In 1843 he was accidentally blinded in one eye when it was struck by a piece of molten iron. After this he always wore a pair of glass goggles. He also ceased working in the ironworks.

John Bull 
After he left the ironworks he exhibited himself around county fairs as "The Largest Man in Britain", appearing under the pseudonym 'John Bull'.

1850 saw the birth of Alfred Darby II, a descendant of the Darby family, which was to be celebrated by a procession. He was chosen to lead this procession on horseback, along with 'Little Bennie Poole', the smallest man working at the Coalbrookdale Company, riding a pony. Because of his size, he had to be hoisted onto his horse with a block and tackle, with a cry of, "Dunno yo drop me!". Afterwards the horse was so injured that it had to be destroyed.

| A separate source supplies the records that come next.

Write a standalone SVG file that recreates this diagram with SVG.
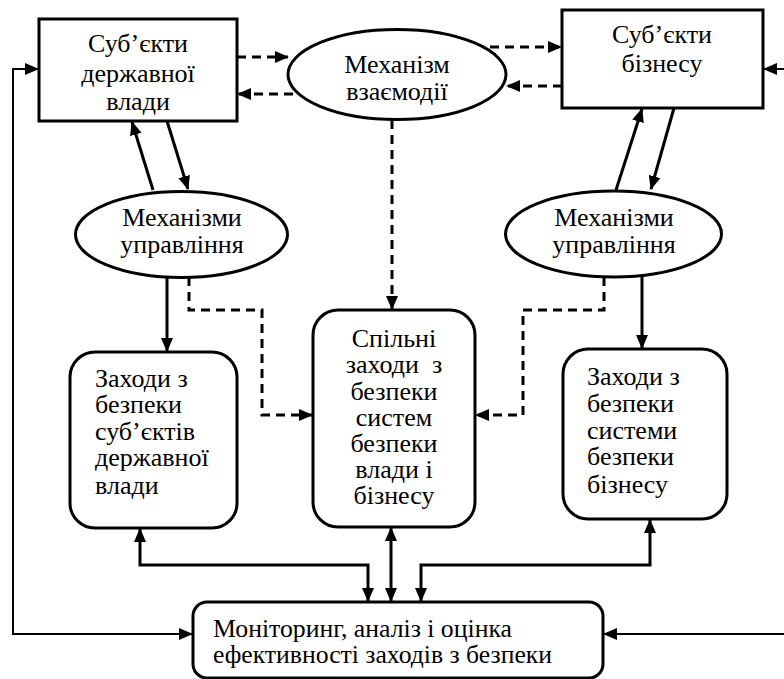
<svg xmlns="http://www.w3.org/2000/svg" width="784" height="679" viewBox="0 0 784 679">
<style>
.n{fill:#fff;stroke:#000;stroke-width:3}
.t{font-family:"Liberation Serif","Times New Roman",serif;font-size:26px;fill:#000}
.c{text-anchor:middle}
.s{fill:none;stroke:#000;stroke-width:3}
.d{fill:none;stroke:#000;stroke-width:3;stroke-dasharray:9 6}
.f{fill:none;stroke:#000;stroke-width:2}
</style>
<defs>
<marker id="a" markerUnits="userSpaceOnUse" markerWidth="14" markerHeight="12" viewBox="0 0 14 12" refX="13" refY="6" orient="auto-start-reverse">
<path d="M0,0 L14,6 L0,12 Z" fill="#000"/>
</marker>
</defs>
<rect width="784" height="679" fill="#fff"/>
<g id="connectors">
<path class="d" d="M237,57 H288" marker-end="url(#a)"/>
<path class="d" d="M293,94 H238" marker-end="url(#a)"/>
<path class="d" d="M490,47 H561" marker-end="url(#a)"/>
<path class="d" d="M562,86 H507" marker-end="url(#a)"/>
<path class="d" d="M392,120 V309" marker-end="url(#a)"/>
<path class="s" d="M153,190 L132,122" marker-end="url(#a)"/>
<path class="s" d="M167,121 L188,189" marker-end="url(#a)"/>
<path class="s" d="M616,190 L642,109" marker-end="url(#a)"/>
<path class="s" d="M674,108 L651,189" marker-end="url(#a)"/>
<path class="s" d="M167,277 V351" marker-end="url(#a)"/>
<path class="s" d="M642,277 V348" marker-end="url(#a)"/>
<path class="d" d="M189,277 V310 H262 V415 H312" marker-end="url(#a)"/>
<path class="d" d="M604,277 V310 H523 V415 H476" marker-end="url(#a)"/>
<path class="s" d="M140,529 V565 H368 V601" marker-start="url(#a)" marker-end="url(#a)"/>
<path class="s" d="M391,528 V601" marker-start="url(#a)" marker-end="url(#a)"/>
<path class="s" d="M421,601 V565 H650 V520" marker-start="url(#a)" marker-end="url(#a)"/>
<path class="f" d="M38,69 H13 V634 H192" marker-start="url(#a)" marker-end="url(#a)"/>
<path class="f" d="M784,69 H764" marker-end="url(#a)"/>
<path class="f" d="M784,634 H604" marker-end="url(#a)"/>
</g>
<g id="gov">
<rect class="n" x="39" y="19" width="198" height="102"/>
<text class="t c" x="138" y="52">Суб’єкти</text>
<text class="t c" x="138" y="82">державної</text>
<text class="t c" x="138" y="110">влади</text>
</g>
<g id="business">
<rect class="n" x="562" y="10" width="201" height="98"/>
<text class="t c" x="662" y="43">Суб’єкти</text>
<text class="t c" x="662" y="72">бізнесу</text>
</g>
<g id="interaction">
<ellipse class="n" cx="397" cy="74.5" rx="109" ry="45"/>
<text class="t c" x="397" y="73">Механізм</text>
<text class="t c" x="397" y="100">взаємодії</text>
</g>
<g id="mgmt-left">
<ellipse class="n" cx="181.5" cy="234.5" rx="106" ry="43"/>
<text class="t c" x="182" y="226">Механізми</text>
<text class="t c" x="182" y="253">управління</text>
</g>
<g id="mgmt-right">
<ellipse class="n" cx="613.5" cy="234" rx="108" ry="43"/>
<text class="t c" x="614" y="226">Механізми</text>
<text class="t c" x="614" y="253">управління</text>
</g>
<g id="measures-gov">
<rect class="n" x="70" y="352" width="167" height="176" rx="25"/>
<text class="t" x="95" y="387">Заходи з</text>
<text class="t" x="95" y="413">безпеки</text>
<text class="t" x="95" y="440">суб’єктів</text>
<text class="t" x="95" y="466">державної</text>
<text class="t" x="95" y="494">влади</text>
</g>
<g id="measures-joint">
<rect class="n" x="313" y="310" width="162" height="217" rx="25"/>
<text class="t c" x="394" y="347">Спільні</text>
<text class="t c" x="394" y="373" style="white-space:pre">заходи  з</text>
<text class="t c" x="394" y="400">безпеки</text>
<text class="t c" x="394" y="426">систем</text>
<text class="t c" x="394" y="452">безпеки</text>
<text class="t c" x="394" y="478">влади і</text>
<text class="t c" x="394" y="504">бізнесу</text>
</g>
<g id="measures-business">
<rect class="n" x="563" y="349" width="164" height="170" rx="25"/>
<text class="t" x="587" y="385">Заходи з</text>
<text class="t" x="587" y="412">безпеки</text>
<text class="t" x="587" y="439">системи</text>
<text class="t" x="587" y="465">безпеки</text>
<text class="t" x="587" y="493">бізнесу</text>
</g>
<g id="monitoring">
<rect class="n" x="193" y="602" width="410" height="76" rx="14"/>
<text class="t" x="213" y="637" textLength="299" lengthAdjust="spacingAndGlyphs">Моніторинг, аналіз і оцінка</text>
<text class="t" x="213" y="663" textLength="339" lengthAdjust="spacingAndGlyphs">ефективності заходів з безпеки</text>
</g>
</svg>
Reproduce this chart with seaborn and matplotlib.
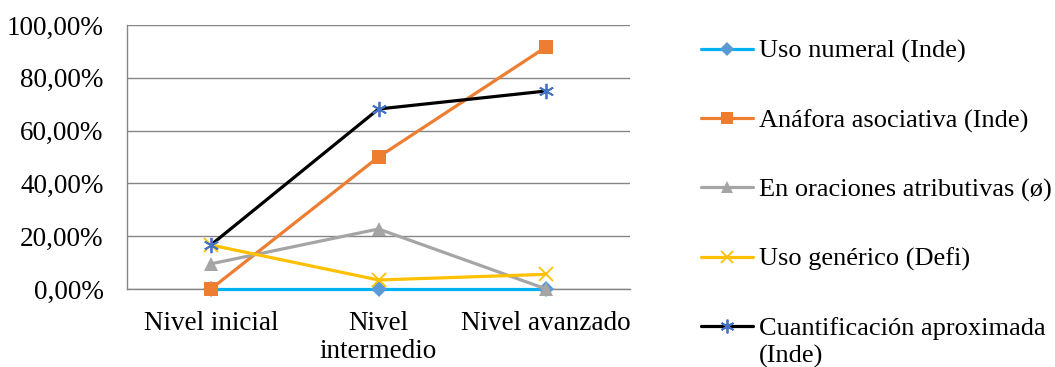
import matplotlib
matplotlib.use("Agg")
import matplotlib.pyplot as plt
from matplotlib.lines import Line2D
import seaborn as sns
import pandas as pd
from matplotlib.ticker import FuncFormatter, FixedLocator

niveles = ["Nivel inicial", "Nivel\nintermedio", "Nivel avanzado"]
series = ["Uso numeral (Inde)", "Anáfora asociativa (Inde)",
          "En oraciones atributivas (ø)", "Uso genérico (Defi)",
          "Cuantificación aproximada (Inde)"]
uso_numeral = [0.0, 0.0, 0.0]
anafora_asociativa = [0.0, 50.0, 91.67]
oraciones_atributivas = [9.52, 22.73, 0.0]
uso_generico = [16.67, 3.41, 5.56]
cuantificacion_aprox = [16.67, 68.18, 75.0]
valores = [uso_numeral, anafora_asociativa, oraciones_atributivas,
           uso_generico, cuantificacion_aprox]

line_colors = ["#00B0F0", "#ED7D31", "#A5A5A5", "#FFC000", "#000000"]
marker_colors = ["#5B9BD5", "#ED7D31", "#A5A5A5", "#FFC000", "#4472C4"]
markers = ["D", "s", "^", "x", (6, 2, 0)]
msizes = [8, 10, 10, 10, 11]

sns.set_theme(style="white")
plt.rcParams["font.family"] = ["Liberation Serif", "DejaVu Serif"]
FS = 19.5
FS_LEG = 19
LW = 2.3

rows = []
for name, vals in zip(series, valores):
    for i, v in enumerate(vals):
        rows.append({"serie": name, "pos": i, "valor": v})
df = pd.DataFrame(rows)

fig = plt.figure(figsize=(10.55, 3.67), dpi=100)
ax = fig.add_axes([127 / 1055, 1 - 289 / 367, (630 - 127) / 1055, (289 - 25) / 367])

handles = []
for name, lc, mc, mk, ms in zip(series, line_colors, marker_colors, markers, msizes):
    sub = df[df["serie"] == name]
    filled = mk in ("D", "s", "^")
    sns.lineplot(data=sub, x="pos", y="valor", ax=ax, color=lc, linewidth=LW,
                 marker=mk, markersize=ms,
                 markerfacecolor=mc if filled else "none",
                 markeredgecolor=mc, markeredgewidth=0 if filled else 1.3,
                 legend=False, zorder=3, clip_on=False)
    handles.append(Line2D([0], [0], color=lc, linewidth=LW, marker=mk,
                          markersize=ms * 0.9,
                          markerfacecolor=mc if filled else "none",
                          markeredgecolor=mc,
                          markeredgewidth=0 if filled else 1.3))

ax.set_xlim(-0.5, 2.5)
ax.set_ylim(0, 100)
ax.set_yticks([0, 20, 40, 60, 80, 100])
ax.yaxis.set_major_formatter(FuncFormatter(lambda v, p: f"{v:.2f}%".replace(".", ",")))
ax.set_xticks([0, 1, 2])
ax.set_xticklabels(niveles, linespacing=1.15)
ax.xaxis.set_minor_locator(FixedLocator([-0.5, 0.5, 1.5, 2.5]))
ax.tick_params(axis="x", which="major", length=0, pad=16, labelsize=FS, colors="black")
ax.tick_params(axis="x", which="minor", length=6, width=1, color="#868686", direction="out")
ax.tick_params(axis="y", length=0, pad=17, labelsize=FS, colors="black")
ax.set_xlabel("")
ax.set_ylabel("")
ax.grid(axis="y", color="#868686", linewidth=1)
ax.set_axisbelow(True)
for s in ["top", "right"]:
    ax.spines[s].set_visible(False)
for s in ["left", "bottom"]:
    ax.spines[s].set_color("#868686")
    ax.spines[s].set_linewidth(1)

# The last legend label wraps: keep "Cuantificación aproximada" beside its key
# and put "(Inde)" on a second line under it.
leg_labels = series[:-1] + ["Cuantificación aproximada"]
leg = fig.legend(handles, leg_labels, loc="upper left",
                 bbox_to_anchor=(690 / 1055, 1 - 29 / 367),
                 frameon=False, fontsize=FS_LEG, handlelength=2.0, handletextpad=0.2,
                 labelspacing=1.72, borderaxespad=0)
for t in leg.get_texts():
    t.set_color("black")

fig.canvas.draw()
last = leg.get_texts()[-1]
bb = last.get_window_extent().transformed(fig.transFigure.inverted())
fig.text(bb.x0, bb.y0 - 28 / 367, "(Inde)", fontsize=FS_LEG, color="black",
         ha="left", va="bottom")

fig.savefig("out.png", dpi=100)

In the 1851 census of 30 April, he is listed but without specifying an occupation.

The Great Exhibition 
He was invited, as both a guest and a celebrity exhibit, to The Great Exhibition of 1851 in London. As no passenger seat on the train to London was big enough for him, he travelled in the guard's van. This was to be his last major public appearance.

Some Birmingham businessmen were said to have teased him about his size: they asked him how much material would be needed and what the cost would be to make him a suit, but after he quipped that if they would take him to a tailor, have him measured and pay for a suit, he would give them the information they wanted, they didn't bother him anymore.

He did not enjoy his experience of London and was the target of thieves. He left wishing never to return and had no wish to travel from Horsehay again.

Death 
He died the year after his appearance at The Great Exhibition, in June 1852, aged 57.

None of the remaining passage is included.